Domain Name System (DNS) is a network service that maps, or resolves, domain names to their respective IP addresses. It reduces the need for users to remember IP addresses because they can refer to machines on the network by name. The mapping done by /etc/hosts on a small local area network (LAN) is handled by DNS on large networks, including the Internet.
1. Authoritative nameservers
– An authoritative nameserver responds to queries about names that are part of their zones only.
– Authoritative nameservers can be either primary (master) nameservers or secondary (slave) nameservers.
– Each zone has at least one authoritative DNS server.
– A DNS query returns information about a domain and specifies which DNS server is authoritative for that domain.
2. Primary nameserver (master nameserver)
– A primary nameserver, or master nameserver, is the authoritative server that holds the master copy of zone data. –
– Secondary nameservers, or slave nameservers, are also authoritative but copy zone information from the master nameserver or from another slave nameserver.

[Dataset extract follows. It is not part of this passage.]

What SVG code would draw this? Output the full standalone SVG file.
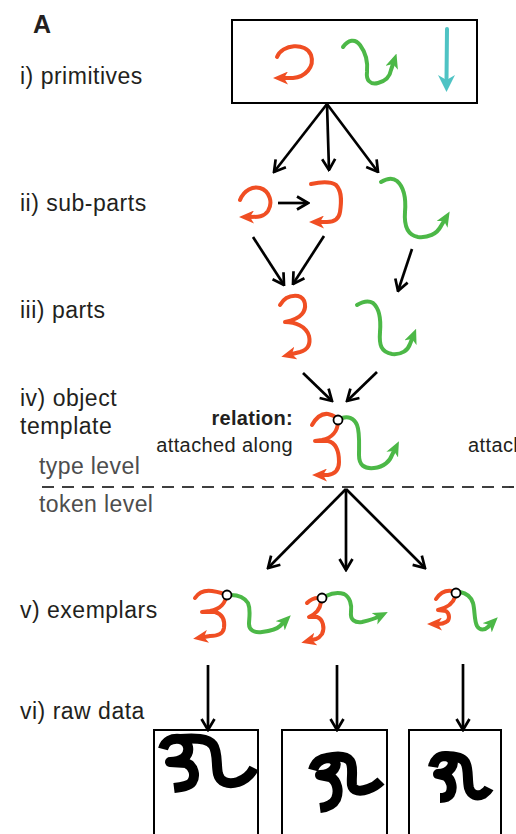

– A nameserver can also serve as a primary or secondary server for multiple zones at the same time.
3. Caching-only nameservers (recursive nameservers)
– Caching-only nameservers, or recursive nameservers, offer resolution services but they are not authoritative for any zone.
– These DNS cache nameservers store answers to previous queries in cache (memory) for a fixed period of time.
– When a caching-only nameserver receives a query, it answers from cache if it can. If it does not have the answer in cache, it forwards the query to an authoritative server.
– Although it is not recommended for reasons of security, nameservers can also be configured to give authoritative answers to queries in some zones, while acting as a caching-only nameserver for all other zones.